The spectacular rise – as well as fall – in market capitalization of crypto assets in the past year and beyond has led to an increased discussion among nations and international organizations about how, and even whether, to regulate cryptocurrencies. This discussion has even been amplified by the ascent of assets such as NFTs, that have expanded into popular culture, and whose economic impact could no longer be ignored by politicians and institutions. However, the fact that crypto assets, and the whole ecosystem in general, are evolving at such a fast pace, makes writing down and passing into law certain regulatory frameworks a difficult undertaking. 

Some countries have already introduced or amended strict legislations regarding crypto, others are still at the drafting stage and others have very loose laws regarding their use. Essentially, different nations’ legislations have taken diverging regulatory approaches regarding crypto assets, especially in the second half of 2021 and 2022. On the whole, financial institutions like the IMF have called for a coordinated and consistent approach by all nations that would “ensure a level playing field”, but that is not how reality works.

The most strict regulatory frameworks so far have come out of China, where crypto exchanges are banned from operating, and who has also banned Bitcoin mining in May of 2021, forcing all miners to relocate entirely to other countries where frameworks are looser regarding their activity. In late 2021, the ruling party outright banned the use of crypto, a move that was met with some confusion abroad as it is common knowledge that the country has been working towards the development of a digital Yuan for a while.

India has also been a bit inconsistent when it comes to crypto regulation, although they have not yet gone as far as China: the peninsular country has continuously swayed between regulation and an outright ban, all the while imposing a 30% tax on all crypto investments. And, similarly to China, they are also working on a digital version of the Rupee, a currency that has continued to lose value this year, especially following the Ukraine crisis and a spike in interest rates from the US Federal Reserve.

Some Western countries, on the other hand, have provided a much more open framework for those wishing to use and invest crypto assets. Canada, for example, treats crypto like any other commodity, and was the first country to approve a Bitcoin exchange-traded fund (ETF), now on the Toronto stock exchange. Japan and Australia recognize cryptocurrencies as legal property, a move that was probably made for the tax benefits the governments would receive from such a decision, but it leaves the door wide open for crypto investments in the countries, pending registration with the relevant authorities. 
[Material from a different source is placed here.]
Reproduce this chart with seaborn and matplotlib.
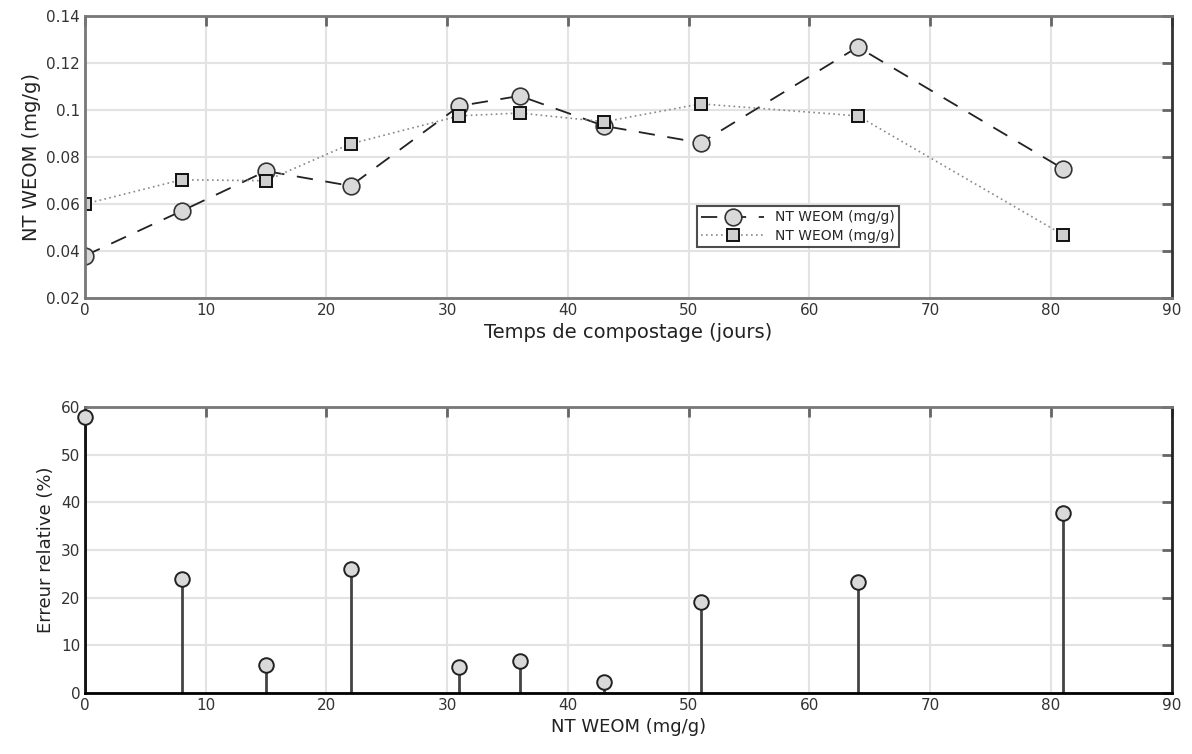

Lastly, Europe has also been quite flexible when it comes to crypto regulation. The UK considers crypto as property and taxes them accordingly, while the EU is still lagging behind in regulatory terms, but plans to “ensure a harmonized market, guarantee a level playing field for service providers and ensure high standards for consumer protection.” 

While it may seem that the EU could implement harsher policies on crypto assets in order to ensure financial stability following a string of recent exchange-related crashes and fight the carbon footprint left behind by miners, the situation may not be as bleak as it appears. After all, crypto investments – including NFT purchases – have exploded in Europe, and it may eventually be in the policymakers best interests to find some common ground on which to regulate these asset, as Europe is one of the smaller crypto markets around but it is growing exponentially, and, who knows, the latest string of financial insecurities may well steer a certain fraction of the population towards crypto adoption – after all, the Euro is certainly not one of the most beloved currencies around.  Much of the world’s future regulatory frameworks will depend on what the European Union ultimately decides – similarly to its data privacy policy of a few years ago that became the defacto global standard, at least in the West.